Doug Petcash: Extra cleaning as well?
Debbie Critchfield: Absolutely! And a part of that also includes discussions about PPE (Personal Protective Equipment) or masks or thermometers and some of these other topics that we've heard about nationally. What that looks like logistically in our state as far as access and budgetary support for those types of things have yet to be determined.
Doug Petcash: I've seen reports that school in other states are considering things such as students going to school in shifts so there aren't so many in the building at one time and having a mix of in-class and online work. Are you considering recommending anything like that?
Debbie Critchfield: As a board of education we haven't gotten detailed in those types of recommendations. Having said that, we definitely have heard from other districts and around the state that that is one of their contingencies. How can we make sure that all of the students have some type of brick and mortar experience, if social distancing or physical distancing is in place, what do the shifts look like, making sure that smaller classrooms are in medium sized rooms and looking at it from that perspective.
Doug Petcash: So, what about parents who aren't comfortable sending their kids back to school? How will they be handled and provided for?

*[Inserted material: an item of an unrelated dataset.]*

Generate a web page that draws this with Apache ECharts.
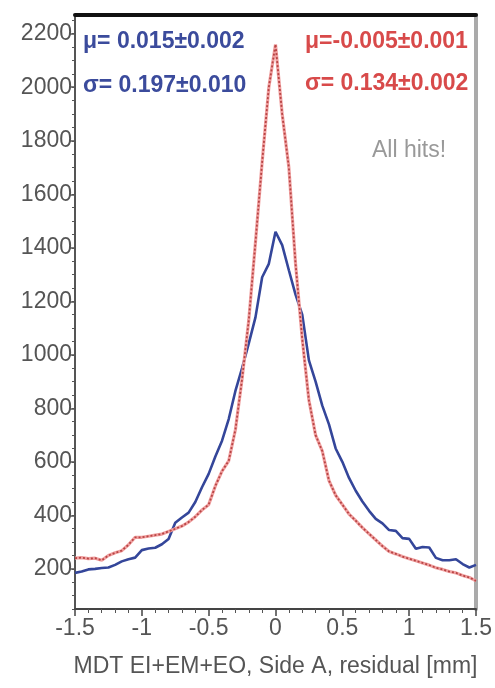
<!DOCTYPE html>
<html>
<head>
<meta charset="utf-8">
<script src="https://cdn.jsdelivr.net/npm/echarts@6/dist/echarts.min.js"></script>
<style>
  html, body { margin: 0; padding: 0; background: #fff; }
  #chart { width: 495px; height: 688px; }
</style>
</head>
<body>
<div id="chart"></div>
<script>
// Residual histograms, 0.05 mm bins from -1.5 to 1.5 mm
const binStart = -1.5;
const binWidth = 0.05;

// Broader distribution (blue)
const blueCounts = [
  185, 190, 198, 200, 203, 205, 215, 228, 236, 242,
  270, 276, 279, 292, 312, 372, 392, 410, 450, 505,
  555, 620, 679, 760, 865, 950, 1043, 1140, 1290, 1340,
  1460, 1410, 1316, 1225, 1150, 979, 900, 810, 740, 650,
  600, 540, 492, 452, 417, 387, 370, 345, 342, 315,
  312, 275, 282, 280, 241, 232, 232, 236, 218, 205,
  215
];

// Narrow distribution (red)
const redCounts = [
  240, 242, 238, 240, 232, 250, 260, 268, 290, 318,
  318, 322, 326, 330, 340, 350, 360, 375, 395, 420,
  440, 510, 565, 604, 720, 910, 1130, 1420, 1720, 2000,
  2160, 1900, 1700, 1340, 1060, 830, 700, 640, 530, 475,
  440, 405, 380, 354, 331, 308, 285, 265, 256, 246,
  238, 230, 222, 214, 204, 198, 190, 185, 175, 168,
  155
];

const yMajorTicks = [200, 400, 600, 800, 1000, 1200, 1400, 1600, 1800, 2000, 2200];
const yMinorTicks = [];
for (let v = 50; v <= 2250; v += 50) yMinorTicks.push(v);

const blueFit = ['\u03bc= 0.015\u00b10.002', '\u03c3= 0.197\u00b10.010'];
const redFit = ['\u03bc=-0.005\u00b10.001', '\u03c3= 0.134\u00b10.002'];
const sampleLabel = 'All hits!';
const xTitle = 'MDT EI+EM+EO, Side A, residual [mm]';

function toPairs(counts) {
  return counts.map((c, i) => [binStart + i * binWidth, c]);
}

const FONT = 'Liberation Sans, Arial, sans-serif';
const chart = echarts.init(document.getElementById('chart'), null, { renderer: 'canvas' });

chart.setOption({
  animation: false,
  backgroundColor: '#ffffff',
  grid: { left: 75, right: 17, top: 15, bottom: 79 },
  xAxis: [
    {
      type: 'value', position: 'bottom', min: -1.5, max: 1.5, interval: 0.5,
      axisLine: { show: true, onZero: false, lineStyle: { color: '#444', width: 2 } },
      axisTick: { show: true, inside: false, length: 7, lineStyle: { color: '#444', width: 1.5 } },
      minorTick: { show: true, splitNumber: 5, length: 4, lineStyle: { color: '#555', width: 1 } },
      splitLine: { show: false },
      axisLabel: { color: '#555', fontSize: 23, fontFamily: FONT, margin: 8 },
      name: xTitle, nameLocation: 'middle', nameGap: 46,
      nameTextStyle: { color: '#555', fontSize: 23, fontFamily: FONT }
    },
    {
      type: 'value', position: 'top', min: -1.5, max: 1.5,
      axisLine: { show: true, onZero: false, lineStyle: { color: '#111', width: 4 } },
      axisTick: { show: false }, axisLabel: { show: false }, splitLine: { show: false }
    }
  ],
  yAxis: [
    {
      type: 'value', position: 'left', min: 50, max: 2270,
      axisLine: { show: true, onZero: false, lineStyle: { color: '#555', width: 2 } },
      axisTick: { show: true, inside: false, length: 6, customValues: yMajorTicks,
                  lineStyle: { color: '#555', width: 1.5 } },
      axisLabel: { show: true, customValues: yMajorTicks, color: '#555', fontSize: 23,
                   fontFamily: FONT, margin: 3, formatter: v => String(v) },
      splitLine: { show: false }
    },
    {
      type: 'value', position: 'left', min: 50, max: 2270,
      axisLine: { show: false, onZero: false },
      axisTick: { show: true, inside: false, length: 3, customValues: yMinorTicks,
                  lineStyle: { color: '#555', width: 1 } },
      axisLabel: { show: false }, splitLine: { show: false }
    },
    {
      type: 'value', position: 'right', min: 50, max: 2270,
      axisLine: { show: true, onZero: false, lineStyle: { color: '#aaa', width: 4 } },
      axisTick: { show: false }, axisLabel: { show: false }, splitLine: { show: false }
    }
  ],
  series: [
    {
      type: 'line', xAxisIndex: 0, yAxisIndex: 0, data: toPairs(blueCounts),
      showSymbol: false, smooth: false,
      lineStyle: { color: '#34469a', width: 2.6 }, z: 2
    },
    {
      type: 'line', xAxisIndex: 0, yAxisIndex: 0, data: toPairs(redCounts),
      showSymbol: false, smooth: false,
      lineStyle: { color: '#f0a0a0', width: 3.2 }, z: 3
    },
    {
      type: 'line', xAxisIndex: 0, yAxisIndex: 0, data: toPairs(redCounts),
      showSymbol: false, smooth: false,
      lineStyle: { color: '#b84444', width: 1.8, type: [2, 2] }, z: 4
    }
  ],
  graphic: [
    { type: 'text', left: 83, top: 30, style: { text: blueFit[0], fill: '#3b4b9c', font: 'bold 23px ' + FONT } },
    { type: 'text', left: 83, top: 74, style: { text: blueFit[1], fill: '#3b4b9c', font: 'bold 23px ' + FONT } },
    { type: 'text', left: 305, top: 30, style: { text: redFit[0], fill: '#d84a4a', font: 'bold 23px ' + FONT } },
    { type: 'text', left: 305, top: 72, style: { text: redFit[1], fill: '#d84a4a', font: 'bold 23px ' + FONT } },
    { type: 'text', left: 372, top: 139, style: { text: sampleLabel, fill: '#999', font: '23px ' + FONT } }
  ]
});
</script>
</body>
</html>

Debbie Critchfield: One of the requests that our board is asking school districts is to have some type of absenteeism policy in place for that very thing. Ultimately parents have all of the rights pertaining to their children just like they do in any other circumstance or any other year. So long as schools are addressing that and figuring out what that looks like so that families aren't penalized, and I know that a lot of districts are considering that for faculty that may have chronic illness or feel as though they're more at risk. So these are some of those aspects that are yet to be completely settled.
Doug Petcash: What do you think school is going to look like at our colleges and universities in the fall?
Debbie Critchfield: What our board is hearing from the college presidents in the state is some type of blended model. Again, the goal similar to K-12 is to provide an on campus experience for students recognizing the challenges that may happen and circumstances that may present themselves in the fall. As our presidents work with their teams they want to make sure that should things change as they try to get students back to campus that they're able to transition quickly and easily and have all of their courses be able to be delivered virtually.
Doug Petcash: As far as being on campus for those courses, it seems like there's a little more wiggle room with college students where you could offer classes with more opportunities and different times and be able to have smaller numbers of students in class. Is that one idea out there?
Debbie Critchfield: Absolutely. And again utilizing the space as you mentioned on our college campuses. They have an ability to scale up easier than a K-12 setting. So you know you've got a large auditorium or a ballroom for example that may be able to have the medium sized class and you look to provide that physical distancing and that spacing. 16:55 Something that we're hearing about is dividing up classes so maybe students, you have one group of students that's on campus in that class on a Monday and another on a Wednesday. And again it's that virtual blended model of partly on campus and partly online."
Doug Petcash: And a big part of the college experience is sports. Do you think sports should or will happen starting in the fall?
Debbie Critchfield: This is another unanswered question or at least not settled. I'll use Boise State as an example. I know that they've been in close contact clearly with the NCAA and with the Mountain West. The goal is to be able to have fans come back into the stadiums and participate in those athletic events, but that is one of those big unknowns. how to accomplish that.